The programs they used to test KLEE have about 1KLOC on average (452 applications totaling 430 KLOC). Applications of this size don’t constitute a challenge for modern model checkers — they can easily handle 10KLOC applications. They also don’t compare KLEE to existing test generators and model checkers, on the same test C programs.

An important missing feature is the ability to symbolically execute multi-threaded programs. The state explosion is even worse for multi-threaded programs, compared to sequential programs (i.e., factorial vs. exponential blowup). There are already model checkers that can handle multi-threaded programs.

The only real contribution of KLEE seems to be the environment modeling.
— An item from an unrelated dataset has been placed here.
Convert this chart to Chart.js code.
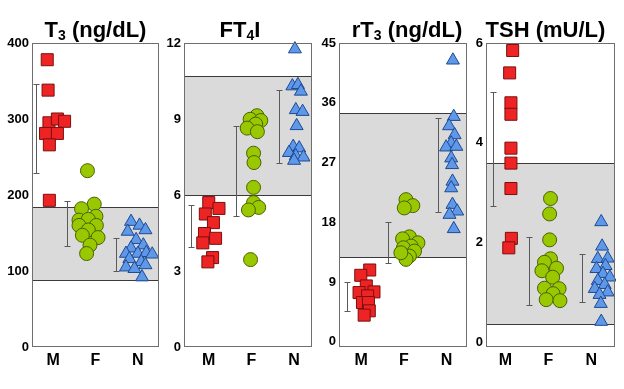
<!DOCTYPE html>
<html>
<head>
<meta charset="utf-8">
<script src="https://cdn.jsdelivr.net/npm/chart.js@4.4.1/dist/chart.umd.min.js"></script>
<style>
  html, body { margin: 0; padding: 0; background: #fff; }
  #wrap { position: relative; width: 624px; height: 389px; overflow: hidden; }
  #wrap canvas { position: absolute; top: 0; }
</style>
</head>
<body>
<div id="wrap"></div>
<script>
var groups = ["M", "F", "N"];

// T3 (ng/dL)
var t3Ticks = [0, 100, 200, 300, 400];
var t3Ref = [88, 184];
var t3M = [378, 338, 295, 300, 297, 281, 281, 266, 193];
var t3Mx = [-0.14, -0.12, -0.10, 0.10, 0.27, -0.18, 0.10, -0.09, -0.09];
var t3F = [232, 188, 182, 172, 167, 168, 160, 160, 154, 147, 144, 134, 123];
var t3Fx = [0.81, 0.97, 0.67, 1.01, 0.61, 0.83, 1.02, 0.61, 0.83, 0.69, 1.06, 0.87, 0.79];
var t3N = [165, 160, 154, 152, 141, 134, 130, 123, 123, 124, 122, 116, 112, 105, 103, 108, 92];
var t3Nx = [1.84, 2.04, 2.18, 1.76, 1.96, 2.13, 1.84, 1.72, 2.0, 2.2, 2.34, 1.8, 2.08, 1.72, 1.92, 2.18, 2.1];
var t3Lo = [229, 133, 100];
var t3Hi = [346, 192, 144];

// FT4I
var ft4Ticks = [0, 3, 6, 9, 12];
var ft4Ref = [6.0, 10.7];
var ft4M = [5.70, 5.47, 5.25, 4.91, 4.48, 4.29, 4.11, 3.53, 3.36];
var ft4Mx = [0.0, 0.24, -0.08, 0.11, -0.1, 0.16, -0.14, 0.09, -0.02];
var ft4F = [9.13, 8.99, 8.94, 8.8, 8.64, 8.5, 7.65, 7.28, 6.3, 5.70, 5.51, 5.41, 3.45];
var ft4Fx = [1.13, 0.97, 1.22, 1.1, 0.9, 1.14, 1.05, 1.06, 1.05, 1.05, 1.17, 0.93, 0.98];
var ft4N = [11.76, 10.3, 10.35, 10.09, 9.36, 9.29, 8.73, 7.91, 7.85, 7.67, 7.54, 7.49, 7.36];
var ft4Nx = [2.02, 1.96, 2.09, 2.16, 2.04, 2.2, 2.06, 1.98, 2.12, 1.88, 2.04, 2.22, 2.0];
var ft4Lo = [3.96, 5.17, 7.25];
var ft4Hi = [5.6, 8.73, 10.13];

// rT3 (ng/dL)
var rt3Ticks = [0, 9, 18, 27, 36, 45];
var rt3Ref = [12.8, 34.5];
var rt3M = [10.8, 10.0, 8.4, 7.4, 7.5, 6.9, 5.9, 5.9, 4.65, 4.0];
var rt3Mx = [0.2, -0.01, 0.12, -0.05, 0.3, 0.15, 0.03, 0.17, 0.19, 0.07];
var rt3F = [21.4, 20.5, 20.15, 15.8, 15.5, 14.9, 14.4, 14.15, 13.65, 12.9, 12.4, 13.4];
var rt3Fx = [1.05, 1.21, 1.01, 1.13, 0.97, 1.33, 1.17, 0.99, 1.25, 1.13, 1.05, 0.93];
var rt3N = [42.4, 33.9, 32.5, 31.15, 29.9, 29.3, 29.4, 27.65, 26.65, 24.15, 23.15, 20.65, 19.65, 19.15, 17.0];
var rt3Nx = [2.15, 2.17, 2.06, 2.19, 2.11, 1.99, 2.23, 2.11, 2.13, 2.14, 2.11, 2.14, 2.25, 2.07, 2.17];
var rt3Lo = [4.65, 11.9, 19.5];
var rt3Hi = [9.0, 18.0, 33.65];

// TSH (mU/L)
var tshTicks = [0, 2, 4, 6];
var tshRef = [0.37, 3.6];
var tshM = [5.85, 5.4, 4.8, 4.57, 3.89, 3.59, 3.08, 2.08, 1.89];
var tshMx = [0.17, 0.10, 0.13, 0.13, 0.13, 0.13, 0.13, 0.14, 0.08];
var tshF = [2.88, 2.57, 2.05, 1.67, 1.6, 1.48, 1.43, 1.3, 1.08, 1.07, 0.97, 0.85, 0.83];
var tshFx = [1.05, 1.03, 1.03, 1.05, 0.91, 1.19, 0.85, 1.1, 0.91, 1.25, 1.11, 0.95, 1.27];
var tshN = [2.41, 1.92, 1.67, 1.68, 1.53, 1.47, 1.37, 1.3, 1.23, 1.15, 1.07, 1.0, 0.95, 0.77, 0.41];
var tshNx = [2.23, 2.25, 2.15, 2.38, 2.33, 2.12, 2.27, 2.43, 2.15, 2.31, 2.08, 2.38, 2.19, 2.22, 2.23];
var tshLo = [2.72, 0.75, 0.81];
var tshHi = [5.01, 2.1, 1.77];

var FONT = "'Liberation Sans', Arial, Helvetica, sans-serif";

var panels = [
  { title: [["T", 0], ["3", 1], [" (ng/dL)", 0]], titleDx: 0, box: [32, 159], xMin: -0.5, yMin: 0, yMax: 400,
    ticks: t3Ticks, ref: t3Ref, ys: [t3M, t3F, t3N], xs: [t3Mx, t3Fx, t3Nx], lo: t3Lo, hi: t3Hi, barX: [-0.4, 0.33, 1.48] },
  { title: [["FT", 0], ["4", 1], ["I", 0]], titleDx: -8, box: [184, 312], xMin: -0.58, yMin: 0, yMax: 12,
    ticks: ft4Ticks, ref: ft4Ref, ys: [ft4M, ft4F, ft4N], xs: [ft4Mx, ft4Fx, ft4Nx], lo: ft4Lo, hi: ft4Hi, barX: [-0.42, 0.63, 1.64] },
  { title: [["rT", 0], ["3", 1], [" (ng/dL)", 0]], titleDx: 4, box: [339, 467], xMin: -0.52, yMin: -0.8, yMax: 45,
    ticks: rt3Ticks, ref: rt3Ref, ys: [rt3M, rt3F, rt3N], xs: [rt3Mx, rt3Fx, rt3Nx], lo: rt3Lo, hi: rt3Hi, barX: [-0.34, 0.62, 1.80] },
  { title: [["TSH (mU/L)", 0]], titleDx: -5, box: [486, 615], xMin: -0.45, yMin: -0.1, yMax: 6,
    ticks: tshTicks, ref: tshRef, ys: [tshM, tshF, tshN], xs: [tshMx, tshFx, tshNx], lo: tshLo, hi: tshHi, barX: [-0.29, 0.56, 1.78] }
];

var markers = [
  { style: "rect", radius: 8.5, fill: "#ee2424", line: "#7a0f0f" },
  { style: "circle", radius: 7, fill: "#99c800", line: "#4a6200" },
  { style: "triangle", radius: 7.5, fill: "#5f98e8", line: "#1d4a94" }
];

// reference band, error bars, frame and title
var decor = {
  id: "decor",
  beforeDatasetsDraw: function(chart) {
    var o = chart.options.plugins.decor, ctx = chart.ctx, a = chart.chartArea;
    var xs = chart.scales.x, ys = chart.scales.y;
    var top = Math.round(ys.getPixelForValue(o.ref[1])), bot = Math.round(ys.getPixelForValue(o.ref[0]));
    ctx.save();
    ctx.fillStyle = "#dadada";
    ctx.fillRect(a.left, top, a.right - a.left, bot - top);
    ctx.strokeStyle = "#3a3a3a";
    ctx.lineWidth = 1;
    ctx.beginPath();
    ctx.moveTo(a.left, top + 0.5); ctx.lineTo(a.right, top + 0.5);
    ctx.moveTo(a.left, bot + 0.5); ctx.lineTo(a.right, bot + 0.5);
    ctx.stroke();
    ctx.strokeStyle = "#5a5a5a";
    ctx.beginPath();
    o.barX.forEach(function(bx, i) {
      var px = Math.round(xs.getPixelForValue(bx)) + 0.5;
      var p1 = Math.round(ys.getPixelForValue(o.hi[i])) + 0.5;
      var p2 = Math.round(ys.getPixelForValue(o.lo[i])) + 0.5;
      ctx.moveTo(px, p1); ctx.lineTo(px, p2);
      ctx.moveTo(px - 3, p1); ctx.lineTo(px + 3, p1);
      ctx.moveTo(px - 3, p2); ctx.lineTo(px + 3, p2);
    });
    ctx.stroke();
    ctx.restore();
  },
  afterDatasetsDraw: function(chart) {
    var ctx = chart.ctx, a = chart.chartArea;
    ctx.save();
    ctx.strokeStyle = "#6e6e6e";
    ctx.lineWidth = 1;
    ctx.strokeRect(Math.round(a.left) + 0.5, Math.round(a.top) + 0.5,
      Math.round(a.right - a.left) - 1, Math.round(a.bottom - a.top) - 1);
    ctx.restore();
  },
  afterDraw: function(chart) {
    var o = chart.options.plugins.decor, parts = o.title, ctx = chart.ctx, a = chart.chartArea;
    var big = "bold 22px " + FONT, small = "bold 14px " + FONT;
    var total = 0;
    ctx.save();
    parts.forEach(function(p) { ctx.font = p[1] ? small : big; total += ctx.measureText(p[0]).width; });
    var x = (a.left + a.right) / 2 - total / 2 + o.titleDx;
    ctx.fillStyle = "#000";
    ctx.textBaseline = "alphabetic";
    ctx.textAlign = "left";
    parts.forEach(function(p) {
      ctx.font = p[1] ? small : big;
      ctx.fillText(p[0], x, p[1] ? 40 : 37);
      x += ctx.measureText(p[0]).width;
    });
    ctx.restore();
  }
};

var wrap = document.getElementById("wrap");
panels.forEach(function(p) {
  var cv = document.createElement("canvas");
  var w = p.box[1] - p.box[0] + 31;
  cv.width = w; cv.height = 389;
  cv.style.left = (p.box[0] - 30) + "px";
  cv.style.width = w + "px"; cv.style.height = "389px";
  wrap.appendChild(cv);

  var datasets = groups.map(function(g, gi) {
    var m = markers[gi];
    return {
      label: g,
      data: p.ys[gi].map(function(v, i) { return { x: p.xs[gi][i], y: v }; }),
      pointStyle: m.style,
      pointRadius: m.radius,
      backgroundColor: m.fill,
      borderColor: m.line,
      borderWidth: 1,
      clip: false
    };
  });

  new Chart(cv, {
    type: "scatter",
    data: { datasets: datasets },
    options: {
      responsive: false,
      animation: false,
      events: [],
      layout: { autoPadding: false, padding: { top: 43, right: 1, left: 0, bottom: 0 } },
      plugins: {
        legend: { display: false },
        tooltip: { enabled: false },
        decor: { title: p.title, titleDx: p.titleDx, ref: p.ref, lo: p.lo, hi: p.hi, barX: p.barX }
      },
      scales: {
        x: {
          type: "linear", min: p.xMin, max: p.xMin + 3,
          grid: { display: false, drawTicks: false }, border: { display: false },
          afterBuildTicks: function(s) { s.ticks = [0, 1, 2].map(function(v) { return { value: v }; }); },
          afterFit: function(s) { s.height = 42; },
          ticks: {
            autoSkip: false, maxRotation: 0, padding: 4, color: "#000",
            font: { family: FONT, size: 16, weight: "bold" },
            callback: function(v) { return groups[v]; }
          }
        },
        y: {
          min: p.yMin, max: p.yMax,
          grid: { display: false, drawTicks: false }, border: { display: false },
          afterBuildTicks: function(s) { s.ticks = p.ticks.map(function(v) { return { value: v }; }); },
          afterFit: function(s) { s.width = 30; },
          ticks: {
            padding: 3, color: "#000",
            font: { family: FONT, size: 13, weight: "bold" },
            callback: function(v) { return String(v); }
          }
        }
      }
    },
    plugins: [decor]
  });
});
</script>
</body>
</html>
KLEE is able to execute programs that are environmentally-intensive. The environmnent is represented by command line arguments, file data, network packets, etc. All variables which denote inputs (e.g., command line arguments) are symbolic variables — they can have any initial value. Files whose names are stored by symbolic variables become symbolic files; the other files are concrete files. KLEE handles in an interesting way the symbolic files, by implementing a symbolic file system that efficiently simulates all I/O operations performed on that file. The I/O operations are executed natively on concrete files.

The native execution of I/O operations will constitute a bottleneck for programs that do heavy I/O on concrete files in certain states and revisit those states very often. I would therefore renounce at the notion of concrete file — I would consider all files symbolic. Moreover, it is not clear how the I/O operations on concrete files are isolated while symbolically executing different paths. Mechanisms like copy-on-write (or some sort of versioning and rollback) should be used on top of the I/O operations — they cannot be just executed natively.